USA: 'The Old Plantation' (Slaves Dancing on a South Carolina Plantation), watercolour on paper, attributed to John Rose, c. 1785-95. Abby Aldrich Rockefeller Folk Art Museum, Williamsburg, Virginia, USA

Source: Pictures from History / Getty

Henry Brown, the slave boy who worked on a plantation, was gone forever. He was now Henry “Box” Brown, the first person to ever mail themselves from slavery to freedom. 

He became a magician, lecturer, and storyteller, traveling the country and performing his story as well as mocking the ills of slavery. He became a household name and folks all over the country spoke of his tales. He would even perform in front of the likes of Frederick Douglass, who openly disapproved of Brown’s openness to tell the world his story in fear that it would hinder other Black slaves who wanted to follow in his footsteps. 

After the Fugitive Slave Act was passed in 1850, Brown’s story and fame would put a target on his back as slave masters around the country felt emboldened to hunt down former slaves who had escaped bondage. 

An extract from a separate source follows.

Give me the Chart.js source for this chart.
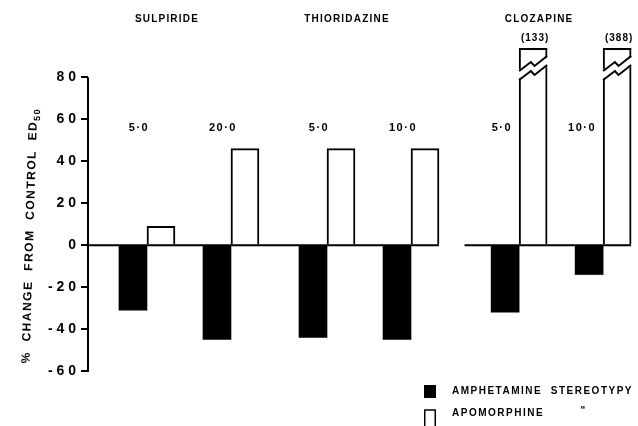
<!DOCTYPE html>
<html>
<head>
<meta charset="utf-8">
<style>
  html, body { margin: 0; padding: 0; background: #fff; }
  #wrap { width: 638px; height: 426px; }
</style>
<script src="https://cdn.jsdelivr.net/npm/chart.js@4.4.0/dist/chart.umd.min.js"></script>
</head>
<body>
<div id="wrap"><canvas id="chart"></canvas></div>
<script>
// 药物分组与剂量
const groups = ['SULPIRIDE', 'THIORIDAZINE', 'CLOZAPINE'];
const doses = ['5·0', '20·0', '5·0', '10·0', '5·0', '10·0'];
const doseGroup = [0, 0, 1, 1, 2, 2];

// % change from control ED50
const amphetamine = [-31, -45, -44, -45, -32, -14];
const apomorphine = [9, 46, 46, 46, 133, 388];

const yTicks = [80, 60, 40, 20, 0, -20, -40, -60];
const seriesNames = ['AMPHETAMINE  STEREOTYPY', 'APOMORPHINE'];

// 画面布局常量
const FONT = '"Liberation Sans", Arial, sans-serif';
const Y_TOP = 94;                   // values above this are drawn with a break
const GROUP_SHIFT = [0, 0.143, 0.43]; // extra space before each drug group
const DOSE_LABEL_LEVEL = 56;
const baselinePanels = [[0, 1], [2]];

const xPos = i => i + GROUP_SHIFT[doseGroup[i]];

function spaced(v) {
    return String(v).split('').join(' ');
}

// 装饰：坐标轴、零线、断裂标记、文字、图例
const decor = {
    id: 'decor',
    afterDatasetsDraw(chart) {
        const { ctx, chartArea: area, scales: { y } } = chart;
        const black = chart.getDatasetMeta(0).data;
        const white = chart.getDatasetMeta(1).data;
        const y0 = y.getPixelForValue(0);

        ctx.save();
        ctx.strokeStyle = '#000';
        ctx.fillStyle = '#000';
        ctx.lineWidth = 2;

        // y 轴
        ctx.beginPath();
        ctx.moveTo(area.left, y.getPixelForValue(yTicks[0]));
        ctx.lineTo(area.left, y.getPixelForValue(yTicks[yTicks.length - 1]) + 1);
        ctx.stroke();

        // 零线
        baselinePanels.forEach(p => {
            const first = doseGroup.indexOf(p[0]);
            const last = doseGroup.lastIndexOf(p[p.length - 1]);
            const start = p[0] === 0 ? area.left : black[first].x - black[first].width * 1.45;
            const end = white[last].x + white[last].width / 2;
            ctx.beginPath();
            ctx.moveTo(start, y0);
            ctx.lineTo(end, y0);
            ctx.stroke();
        });

        // 断裂标记
        white.forEach((bar, i) => {
            if (apomorphine[i] <= Y_TOP) return;
            const w = bar.width;
            const L = bar.x - w / 2, R = bar.x + w / 2, T = area.top;
            const zig = d => [[L, T + 23 + d], [L + 0.42 * w, T + 14 + d], [L + 0.55 * w, T + 18 + d], [R, T + 8 + d]];
            const up = zig(0), lo = zig(9);

            ctx.fillStyle = '#fff';
            ctx.beginPath();
            const poly = [...up, ...lo.slice().reverse()];
            poly.forEach(([px, py], k) => {
                const ex = px === L ? -2 : (px === R ? 2 : 0);
                k ? ctx.lineTo(px + ex, py) : ctx.moveTo(px + ex, py);
            });
            ctx.closePath();
            ctx.fill();

            ctx.fillStyle = '#000';
            ctx.fillRect(L, T, w, 2);
            [up, lo].forEach(line => {
                ctx.beginPath();
                line.forEach(([px, py], k) => k ? ctx.lineTo(px, py) : ctx.moveTo(px, py));
                ctx.stroke();
            });

            ctx.font = 'bold 10px ' + FONT;
            ctx.letterSpacing = '1px';
            ctx.textAlign = 'center';
            ctx.textBaseline = 'middle';
            ctx.fillText('(' + apomorphine[i] + ')', bar.x + 2, T - 10);
        });
        ctx.restore();
    },
    afterDraw(chart) {
        const { ctx, chartArea: area, scales: { x, y } } = chart;
        const white = chart.getDatasetMeta(1).data;

        ctx.save();
        ctx.fillStyle = '#000';
        ctx.strokeStyle = '#000';
        ctx.textBaseline = 'middle';
        ctx.textAlign = 'center';

        // 药物名称
        ctx.font = 'bold 10px ' + FONT;
        ctx.letterSpacing = '1.2px';
        groups.forEach((g, gi) => {
            const first = doseGroup.indexOf(gi);
            const last = doseGroup.lastIndexOf(gi);
            const cx = (x.getPixelForValue(xPos(first)) + x.getPixelForValue(xPos(last))) / 2 - 22;
            ctx.fillText(g, cx, 19);
        });

        // 剂量标签
        ctx.font = 'bold 11px ' + FONT;
        ctx.letterSpacing = '1.5px';
        const ly = y.getPixelForValue(DOSE_LABEL_LEVEL);
        doses.forEach((d, i) => {
            const tw = ctx.measureText(d).width;
            let cx = x.getPixelForValue(xPos(i)) - 8;
            const wb = white[i];
            if (apomorphine[i] > DOSE_LABEL_LEVEL) {
                cx = Math.min(cx, wb.x - wb.width / 2 - tw / 2 - 7);
            }
            ctx.fillText(d, cx, ly);
        });

        // y 轴标题
        ctx.save();
        ctx.translate(30, (area.top + area.bottom) / 2 + 26);
        ctx.rotate(-Math.PI / 2 + 0.03);
        ctx.letterSpacing = '1.5px';
        const main = '%  CHANGE  FROM  CONTROL  ED';
        ctx.font = 'bold 12px ' + FONT;
        const mw = ctx.measureText(main).width;
        ctx.font = 'bold 9px ' + FONT;
        const sw = ctx.measureText('50').width;
        const sx = -(mw + sw) / 2;
        ctx.font = 'bold 12px ' + FONT;
        ctx.textAlign = 'left';
        ctx.fillText(main, sx, 0);
        ctx.font = 'bold 9px ' + FONT;
        ctx.fillText('50', sx + mw, 4);
        ctx.restore();

        // 图例
        ctx.font = 'bold 10px ' + FONT;
        ctx.letterSpacing = '1.5px';
        ctx.textAlign = 'left';
        const lx = chart.width - 214;
        const rows = [area.bottom + 20, area.bottom + 42];
        ctx.fillRect(lx, rows[0] - 6, 12, 13);
        ctx.lineWidth = 1.5;
        ctx.beginPath();
        ctx.moveTo(lx + 0.75, rows[1] + 14);
        ctx.lineTo(lx + 0.75, rows[1] - 3);
        ctx.lineTo(lx + 11.25, rows[1] - 3);
        ctx.lineTo(lx + 11.25, rows[1] + 14);
        ctx.stroke();
        ctx.fillText(seriesNames[0], lx + 28, rows[0]);
        ctx.fillText(seriesNames[1], lx + 28, rows[1]);
        // 同上符号
        const head = ctx.measureText('AMPHETAMINE  ').width;
        const tail = ctx.measureText('STEREOTYPY').width;
        ctx.textAlign = 'center';
        ctx.fillText('"', lx + 28 + head + tail * 0.4, rows[1] - 2);
        ctx.restore();
    }
};

// 初始化图表
document.addEventListener('DOMContentLoaded', () => {
    const ctx = document.getElementById('chart').getContext('2d');

    new Chart(ctx, {
        type: 'bar',
        data: {
            datasets: [
                {
                    label: seriesNames[0],
                    data: amphetamine.map((v, i) => ({ x: xPos(i), y: v })),
                    backgroundColor: '#000',
                    borderWidth: 0,
                    barThickness: 28
                },
                {
                    label: seriesNames[1],
                    data: apomorphine.map((v, i) => ({ x: xPos(i), y: v })),
                    backgroundColor: '#fff',
                    borderColor: '#000',
                    borderWidth: 2,
                    borderSkipped: 'start',
                    barThickness: 28
                }
            ]
        },
        options: {
            responsive: true,
            maintainAspectRatio: false,
            animation: false,
            layout: {
                padding: { top: 48, bottom: 55, left: 0, right: 0 }
            },
            plugins: {
                legend: { display: false },
                tooltip: { enabled: false }
            },
            scales: {
                x: {
                    type: 'linear',
                    display: false,
                    offset: false,
                    min: -0.702,
                    max: 5.845
                },
                y: {
                    min: -60,
                    max: Y_TOP,
                    afterBuildTicks: s => { s.ticks = yTicks.map(v => ({ value: v })); },
                    afterFit: s => { s.width = 88; },
                    border: { display: false },
                    grid: {
                        drawOnChartArea: false,
                        color: '#000',
                        lineWidth: 2,
                        tickLength: 7
                    },
                    ticks: {
                        color: '#000',
                        padding: 5,
                        font: { family: FONT, weight: 'bold', size: 14 },
                        callback: v => spaced(v)
                    }
                }
            }
        },
        plugins: [decor]
    });
});
</script>
</body>
</html>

Brown was determined to keep the new life he built, so he moved to Great Britain and continued to build on his lure and legacy. He would stay in England touring the country for the next 25 years where he remarried and fathered a daughter. Although he tried to purchase his first family from slavery, he was never able to do so. 

In 1875, he returned to the U.S. a wealthy and well-traveled man. He would continue to perform as a magician in the states as well as Canada until 1889.

Henry “Box” Brown died in Toronto, Canada on June 15, 1897. 

Brown’s legacy is unparalleled. His creative and enduring journey led the way for the success of the Underground Railroad. He showed Black slaves all over the south that escaping bondage and creating a life outside of slavery was possible for Black people. He also inspired some famous magicians like Harry Houdini, whose coffin escape trick garnered worldwide recognition. 

Henry “Box” Brown here are your flowers. Your fortitude and perseverance deserve to be celebrated with the rest of the Black greats from American history.